Letters to the Editor — Nov. 29, 2023

Memory laws

Several states have banned academic freedom and historical facts from inclusion in school and college instruction. Censoring honest discussion about bigotry, race and racism is a central focus, such as the 1619 project by New York Times journalist Nicole Hannah-Jones.

“Uncomfortable feelings” become an excuse to alter history. What about the feelings of children whose ancestors suffered the horrors of slavery?

Concealing facts teaches kids it’s clever and beneficial to be liars.

For adolescents, learning explicit details about human enslavement doesn’t undermine patriotism; rather, allows comprehension, ability to learn from mistakes and growth into responsible adults.

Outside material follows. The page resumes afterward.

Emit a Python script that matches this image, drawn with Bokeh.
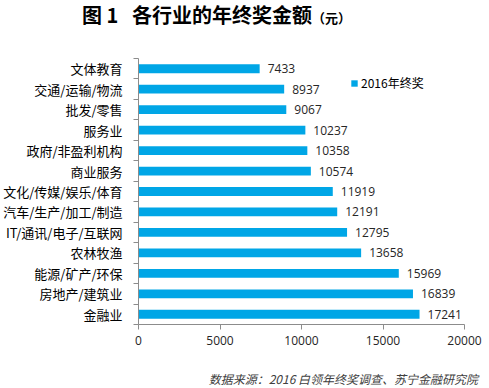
from bokeh.plotting import figure
from bokeh.layouts import column
from bokeh.models import ColumnDataSource, Range1d, FixedTicker, Legend, LegendItem, Div
from bokeh.core.properties import value
from bokeh.embed import file_html
from bokeh.resources import INLINE

# data (bottom to top)
categories = ["金融业", "房地产/建筑业", "能源/矿产/环保", "农林牧渔", "IT/通讯/电子/互联网",
              "汽车/生产/加工/制造", "文化/传媒/娱乐/体育", "商业服务", "政府/非盈利机构",
              "服务业", "批发/零售", "交通/运输/物流", "文体教育"]
values = [17241, 16839, 15969, 13658, 12795, 12191, 11919, 10574, 10358, 10237, 9067, 8937, 7433]
x_ticks = [0, 5000, 10000, 15000, 20000]
series_name = "2016年终奖"
title_main = "图 1&nbsp;&nbsp;&nbsp;各行业的年终奖金额"
title_unit = "（元）"
source_note = "数据来源：2016 白领年终奖调查、苏宁金融研究院"

ypos = [i + 0.5 for i in range(len(categories))]
src = ColumnDataSource(dict(y=ypos, v=values, lab=[str(v) for v in values], cat=categories))

BAR = "#00a6e6"
AX = "#8c8c8c"
CJK = "Noto Sans CJK SC"

p = figure(width=489, height=298, output_backend="svg", toolbar_location=None,
           x_range=Range1d(0, 20000), y_range=Range1d(0, len(categories)),
           min_border_left=134, min_border_right=25, min_border_top=8, min_border_bottom=24,
           margin=0)
p.outline_line_color = None
p.xgrid.visible = False
p.ygrid.visible = False

r = p.hbar(y="y", right="v", left=0, height=0.43, source=src, fill_color=BAR, line_color=None)
p.text(x="v", y="y", text="lab", source=src, x_offset=8, text_baseline="middle",
       text_font=value("Open Sans"), text_font_size="12px", text_color="#262626")

# x axis
p.xaxis.ticker = FixedTicker(ticks=x_ticks, minor_ticks=[])
p.xaxis.axis_line_color = AX
p.xaxis.major_tick_line_color = AX
p.xaxis.major_tick_out = 5
p.xaxis.major_tick_in = 0
p.xaxis.major_label_standoff = 6
p.xaxis.major_label_text_font = "Open Sans"
p.xaxis.major_label_text_font_size = "12px"
p.xaxis.major_label_text_color = "#262626"

# y axis: labels at centres, tick marks at boundaries
p.yaxis.ticker = FixedTicker(ticks=ypos, minor_ticks=list(range(len(categories) + 1)))
p.yaxis.major_label_overrides = {y: c for y, c in zip(ypos, categories)}
p.yaxis.axis_line_color = AX
p.yaxis.major_tick_line_color = None
p.yaxis.major_tick_out = 0
p.yaxis.major_tick_in = 0
p.yaxis.minor_tick_line_color = AX
p.yaxis.minor_tick_out = 5
p.yaxis.minor_tick_in = 0
p.yaxis.major_label_standoff = 11
p.yaxis.major_label_text_font = CJK
p.yaxis.major_label_text_font_size = "13px"
p.yaxis.major_label_text_color = "#000000"

# legend
leg = Legend(items=[LegendItem(label=series_name, renderers=[r])], location=(212, 233),
             glyph_width=8, glyph_height=8, label_text_font=CJK, label_text_font_size="12px",
             label_text_color="#000000", border_line_alpha=0, background_fill_alpha=0,
             padding=0, margin=0, label_standoff=3)
p.add_layout(leg)

title = Div(width=489, height=50, margin=0,
            text=(f'<div style="margin-left:82px;margin-top:3px;white-space:nowrap;font-family:\'{CJK}\';'
                  f'font-weight:bold;color:#000;line-height:24px">'
                  f'<span style="font-size:20px">{title_main}</span>'
                  f'<span style="font-size:13px">{title_unit}</span></div>'))
footer = Div(width=489, height=40, margin=0,
             text=(f'<div style="width:478px;margin-top:23px;text-align:right;white-space:nowrap;'
                   f'font-family:\'{CJK}\';font-style:italic;font-size:12px;line-height:16px;color:#404040">'
                   f'{source_note}</div>'))

layout = column(title, p, footer, spacing=0, margin=0)
open("out.html", "w").write(file_html(layout, INLINE))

Revisionism. Disinformation. Post-truth. Memory laws. Whatever called, tampering with the acquisition of knowledge causes people to be untrusting, at the mercy of maleficent unscrupulous people, like white nationalists, and leads to horrific attacks on innocent people.

Nationalists presume white settlers’ experiences during the westward expansion — manifest destiny — were exclusively significant. One result was missionary and government abduction of Indigenous children, isolating them in harmful Indian boarding schools to erase Native cultural identities.

The Hitler Nazi regime’s drive to conquer the expanse of eastern Europe and Russia was influenced by manifest destiny – the conviction that ethnic and racial minorities, who inhabited lands for eons, were subhuman, thus, mercilessly enslaved or executed. U.S. slavery influenced Hitler’s objective of the “final solution.”

The erasure of knowledge from memory ultimately benefits those who commit abhorrent, self-serving acts against individuals or groups of people. It’s important to recognize this elemental truth … for the sake of our children.